Eye Exam and Vision Screening
These tests can start at age 18, and then every 1 to 3 years until age 61. After 61, depending on your vision you may be encouraged to get your eyes examined more frequently. A vision screening is solely to measure eyesight while an eye exam screens for diseases such as glaucoma and retinopathy - damage to the retina.
Cholesterol Screening/ Lipid Profile
These usually start at age 20. Your blood is tested for varying levels of good (HDL) cholesterol, bad (LDL) cholesterol and triglycerides. If your bad cholesterol levels are high, your doctor may prescribe a diet change, weight loss (including exercise) or medication to aid with lowering your cholesterol.
Tests For Women Ages 35-45
At 35 this test is usually administered, every 3 - 5 years after that, then annually after 60. Women are at a higher risk for developing thyroid problems most likely due to hormones. This is a simple blood test to examine the amount of thyroid stimulating hormones are in your blood. Underactive or overactive thyroid may result in weight loss, weight gain, insomnia or fatigue.
Vitamin D Test
Women who are at least 40 should take this test. If you are at risk or show signs of osteoporosis, you should take it before age 40. The Vitamin D test is becoming more and more popular as doctors are discovering the correlation between Vitamin D, healthy bones and osteoporosis. The blood test measures the level of Vitamin D in your system. Because women make up 80% of bone loss cases, it is imperative to be aware of Vitamin D intake and adjust your diet accordingly. Vitamin D deficiency is more likely to occur as we get older because our body struggles to synthesize Vitamin D from the sun.

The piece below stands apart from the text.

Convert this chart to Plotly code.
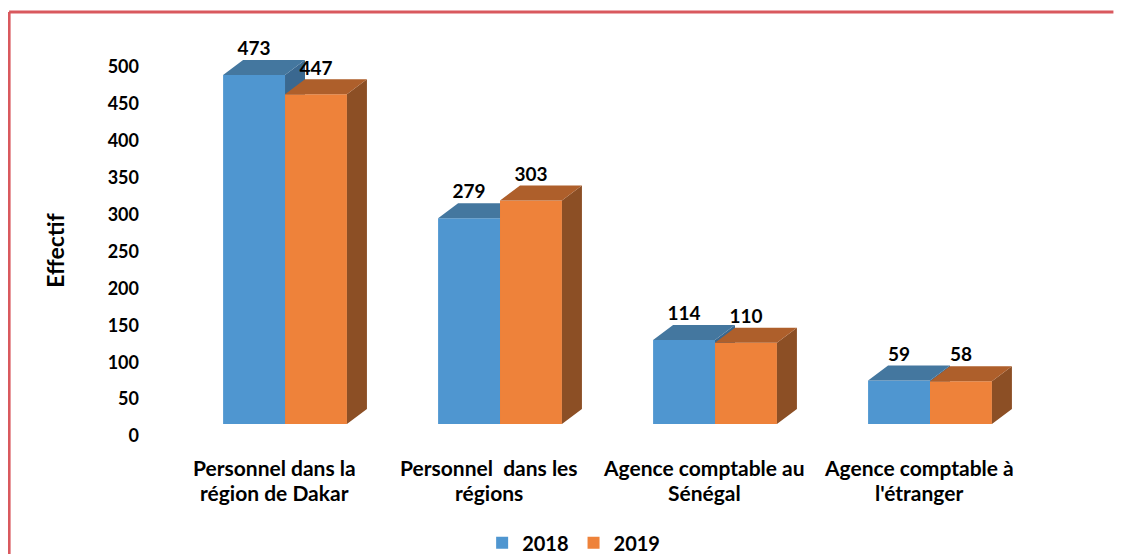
import plotly.graph_objects as go

categories = ["Personnel dans la\nrégion de Dakar", "Personnel  dans les\nrégions",
              "Agence comptable au\nSénégal", "Agence comptable à\nl'étranger"]
years = ["2018", "2019"]
values_2018 = [473, 279, 114, 59]
values_2019 = [447, 303, 110, 58]
y_ticks = [0, 50, 100, 150, 200, 250, 300, 350, 400, 450, 500]

FONT = "Lato"
BAR_W = 0.288
DX = 0.093
DY = 20.3

front = ["#4F96D0", "#EE823A"]
topc = ["#44779F", "#AE5F2B"]
sidec = ["#3A6890", "#8C4F25"]

fig = go.Figure()
series = [values_2018, values_2019]
for s, vals in enumerate(series):
    xc = [i + (s - 0.5) * BAR_W for i in range(len(vals))]
    z = s * 2
    fig.add_trace(go.Bar(x=xc, y=vals, width=BAR_W, name=years[s],
                         marker=dict(color=front[s], line=dict(width=0)),
                         zorder=z, hoverinfo="y"))
    tx, ty, sx, sy = [], [], [], []
    for x0, v in zip(xc, vals):
        l, r = x0 - BAR_W / 2, x0 + BAR_W / 2
        tx += [l, r, r + DX, l + DX, l, None]
        ty += [v, v, v + DY, v + DY, v, None]
        sx += [r, r + DX, r + DX, r, r, None]
        sy += [0, DY, v + DY, v, 0, None]
    fig.add_trace(go.Scatter(x=sx, y=sy, mode="lines", fill="toself", fillcolor=sidec[s],
                             line=dict(width=0, color=sidec[s]), showlegend=False,
                             hoverinfo="skip", zorder=z + 1))
    fig.add_trace(go.Scatter(x=tx, y=ty, mode="lines", fill="toself", fillcolor=topc[s],
                             line=dict(width=0, color=topc[s]), showlegend=False,
                             hoverinfo="skip", zorder=z + 1))
    fig.add_trace(go.Scatter(x=xc, y=[v + DY for v in vals], mode="text",
                             text=[str(v) for v in vals], textposition="top center",
                             textfont=dict(family=FONT, size=19, color="black", weight="bold"),
                             showlegend=False, hoverinfo="skip", cliponaxis=False, zorder=5))

for i, cat in enumerate(categories):
    for j, line in enumerate(cat.split("\n")):
        fig.add_annotation(x=i - 0.05, y=0, xref="x", yref="y", text=line, showarrow=False,
                           yanchor="middle", yshift=-43 - 25 * j,
                           font=dict(family=FONT, size=21, color="black", weight="bold"))

fig.add_annotation(text="Effectif", xref="paper", yref="paper", x=-0.1, y=0.445,
                   textangle=-90, showarrow=False, xanchor="center", yanchor="middle",
                   font=dict(family=FONT, size=23, color="black", weight="bold"))

# frame (top and left edges visible in the reference)
fig.add_shape(type="line", xref="paper", yref="paper", x0=-0.148, x1=1.012, y0=1.054, y1=1.054,
              line=dict(color="#D9595E", width=3), layer="below")
fig.add_shape(type="line", xref="paper", yref="paper", x0=-0.148, x1=-0.148, y0=-0.5, y1=1.054,
              line=dict(color="#D9595E", width=3), layer="below")

fig.update_layout(
    width=1117, height=546,
    margin=dict(l=142, r=23, t=25, b=130, autoexpand=False),
    paper_bgcolor="white", plot_bgcolor="white",
    barmode="overlay",
    showlegend=True,
    legend=dict(orientation="h", x=0.445, y=-0.304, xanchor="center", yanchor="middle",
                font=dict(family=FONT, size=20, color="black", weight="bold"),
                itemwidth=30, traceorder="normal"),
    xaxis=dict(range=[-0.628, 3.8], showticklabels=False, showgrid=False, zeroline=False,
               showline=False, ticks=""),
    yaxis=dict(range=[0, 530], tickvals=y_ticks, showgrid=False, zeroline=False, showline=False,
               ticks="", ticklabelshift=12, ticklabelstandoff=10,
               tickfont=dict(family=FONT, size=18, color="black", weight="bold")),
)

fig.write_html("out.html")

If you don't have any symptoms of diabetes, you should start screening for diabetes at the age of 45 and repeated every 3-5 years. If you're pregnant, you should be very careful and monitor what you eat during pregnancy because many women develop gestational diabetes around the 24th week. It is important to predict and prevent gestational diabetes as the diagnoses also increases the risk of developing Type 2 Diabetes in the future. Doctors check to see how your body absorbs glucose by taking a blood test after you drink a sugary solution.

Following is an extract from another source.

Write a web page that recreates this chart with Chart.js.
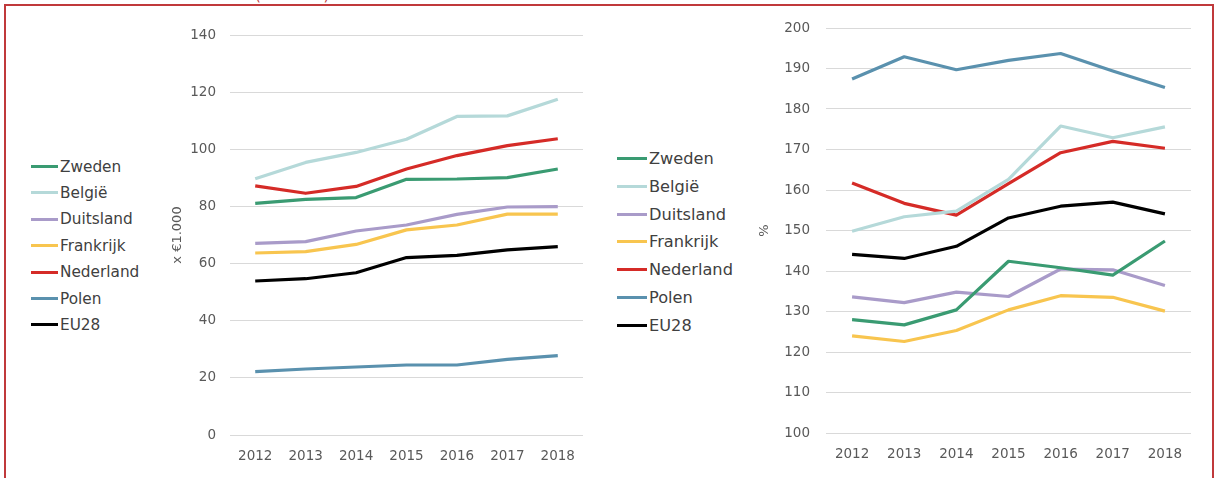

Tests For Women Ages 45-50+
Metabolic Syndrome test
Metabolic Syndrome is a group of symptoms that together increases the risk of developing diabetes and heart disease. At age 50, then every 3-5 years along with cholesterol and diabetes screenings, women should be tested for this syndrome. During the screening, tests are run to find multiple issues. If a combination of three are found, the doctor will encourage further testing. The factors include: obesity, high blood pressure, high and dangerously low cholesterol and glucose levels.
Colonoscopy or Sigmoidoscopy
Colorectal cancer is a type of cancer that is curable 90% of the time. But it can be fatal if not caught in its early stages. Farrah Fawcett was a victim of colon cancer, and it has been noted that most women are still less likely to get screened. When they do it is probable that the stage of cancer is more advanced and more difficult to treat. Colon cancer has been long thought as a "man's disease" but that is completely false as it develops in men and women equally.

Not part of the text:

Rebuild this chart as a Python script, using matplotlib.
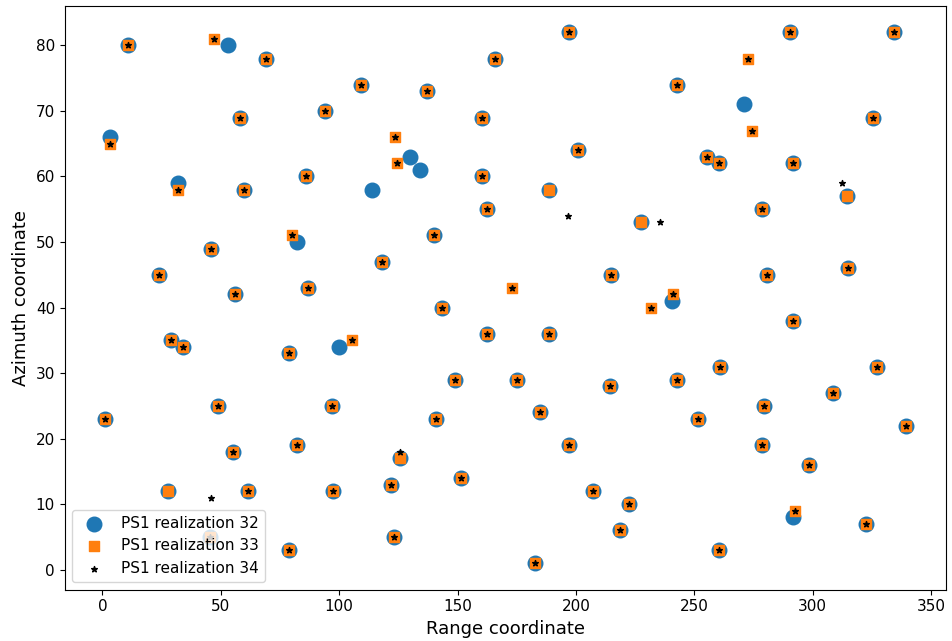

The exam includes the insertion of a camera into the rectum to examine the entire colon, which is a colonoscopy or just the lower section of the colon, the Sigmoidoscopy. The doctors are looking for polyps or lesions. It's crucial to detect irregularities in early stages. If you don't have any risk factors, you can have a test every 10 years after the age of 50. If your family member has colon cancer, you should get tested 10 years before when they were diagnosed. For instance, if a family membered was diagnosed at 55, you should get tested by age 45.
Always Communicate With Your Doctor
Living healthy and having an active role in your preventative care can go a long way! These are just a few preemptive or important tests to take, but depending on your familial history with disease there may be some tests on the list that you need more than others. Remember, everybody is different - be sure to consult with your doctor to personalize the best timing of the screening tests you need based on your health condition, family history and other factors.